Pitch to lure Expos almost ready
Friday, April 30, 2004 | 9:57 a.m.
Financiers who are trying to bring the Montreal Expos to Las Vegas have a May 14 deadline to submit their final proposal to Major League Baseball's headquarters on Park Avenue in New York.
"At that point," Centerfield Management Group consultant Mike Shapiro told the Sun on Thursday, "there will be nothing else to add."
Shapiro, a former executive for the San Francisco Giants, was hired by Teamscape and the Las Vegas Stadium Co. to negotiate with MLB officials, most notably relocation envoy -- and ex-San Francisco Giants executive -- Corey Busch.
Shapiro also said he is not planning to attend an important MLB owners meeting May 19-20 in New York, where a list of seven cities who are in the hunt for the Expos will likely be whittled to two or three candidates.
Neither Teamscape chairman Lou Weisbach nor Las Vegas Stadium president Robert Blumenfeld plan to attend the pivotal sessions, either.
"I just don't think there's any value in talking about these things," Weisbach said from his Chicago-area office Thursday. "Everyone here is hopeful that we'll get a good shot at it, and everyone is working toward that end."
Weisbach joined Chicago Cubs broadcaster and former pitcher Steve Stone to form Teamscape. Blumenfeld is the chairman of the Blumenfeld Hueser Group, an investment firm with coast-to-coast influence.
When contacted Thursday at his Manhattan headquarters, Blumenfeld, by many accounts the lead financial figure in the Expos-to-Las Vegas project, hesitated when asked about the approaching deadlines or details about the proposal.
"Unfortunately, I can't say anything," he said. "I will be happy to do that at the appropriate and proper time. Until then, I have no comment."
Robert Scanlan, of the Portland, Ore.-based investment firm Scanlan, Kemper & Bard and one of Blumenfeld's major partners in Las Vegas Stadium, has declined interview requests.
MLB's nine-member relocation committee, chaired by Chicago White Sox owner Jerry Reinsdorf, will recommend the final list in New York in three weeks. Those meetings have been incorrectly reported as occurring May 15.
Baseball commissioner Bud Selig has set a firm mid-July deadline, during the game's All-Star break, to announce the Expos' new home.
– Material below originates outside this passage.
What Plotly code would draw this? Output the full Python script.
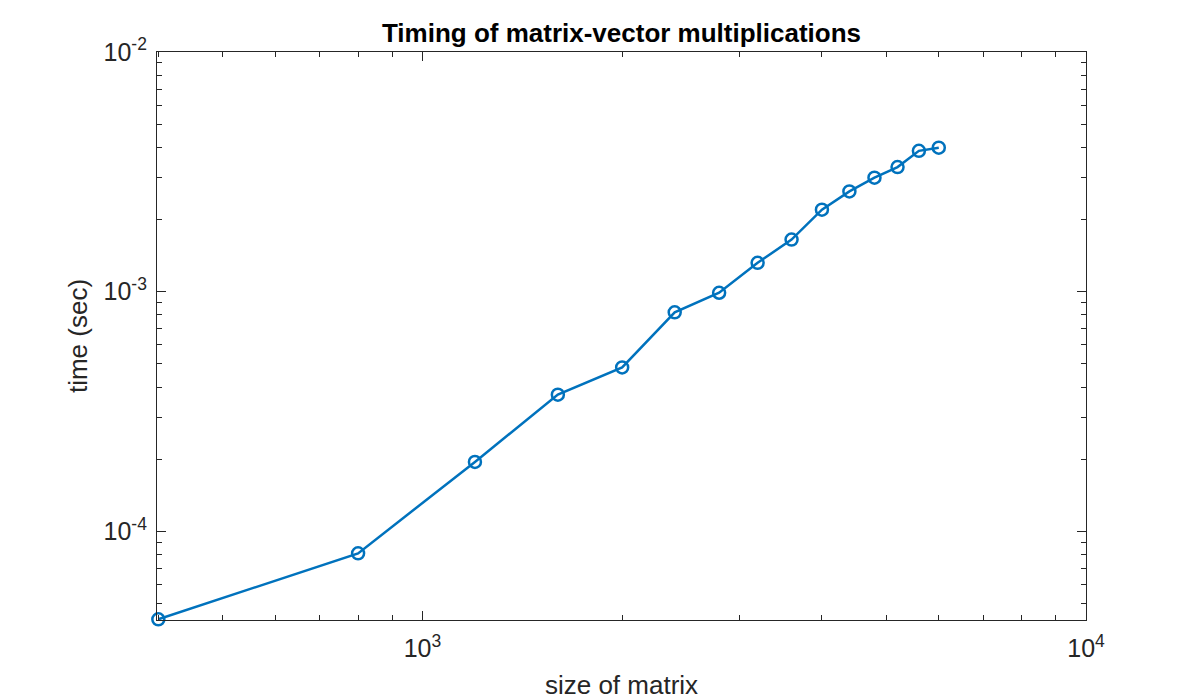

Selig and his staff want the team permanently in its new environs for the 2007 season, at the latest.
Groups representing Washington, D.C.; Northern Virginia; Norfolk, Va.; Portland, Ore.; Monterrey, Mexico; San Juan, Puerto Rico, and Las Vegas have been trying to sway the relocation committee for months, if not years.
Teamscape and Las Vegas Stadium have the joint goal, according to their principals, to buy the Expos, a franchise that Forbes magazine recently valued at $145 million, and build a 40,000-seat, retractable-roof stadium.
Industry experts estimate the construction timetable of such a stadium at three years, at a minimum cost of $450 million. Caesars Entertainment Inc. will provide the land, behind its Paris Las Vegas and Bally's properties, and will act only as a landlord.
Selig has called the Las Vegas groups' efforts "aggressive."
The Sun first reported Wednesday, though, that the leaders of those groups have had difficulty in trying to meet MLB's request to use some public financing, via a likely new tourist-related tax, to build the stadium.
Multiple figures declined to reveal those hurdles or the resistance, and by whom, they've met.
Three weeks ago, Washington mayor Anthony Williams announced a proposal in which the District of Columbia would completely fund the building of a new baseball-specific $340 million ballpark, on RFK Stadium grounds, with public money.
However, Teamscape and Las Vegas Stadium officials also dismissed recent reports that called their efforts fruitless and charged that they have been used as leverage by the relocation committee.
"Totally inaccurate," said one source. "Totally. That could not be more wrong."
Various insiders also laughed at accounts that do not link the Las Vegas tourism and convention industries, which are expected to lure 36 million visitors to Las Vegas in 2004, with the city's population of about 1.6 million as a potential fan base.
"That's about 100,000 visitors to Las Vegas on any given day, throughout the year," he said.
"That's why we've been so private in not discussing any parts of this process in the press; the press never gets the story right."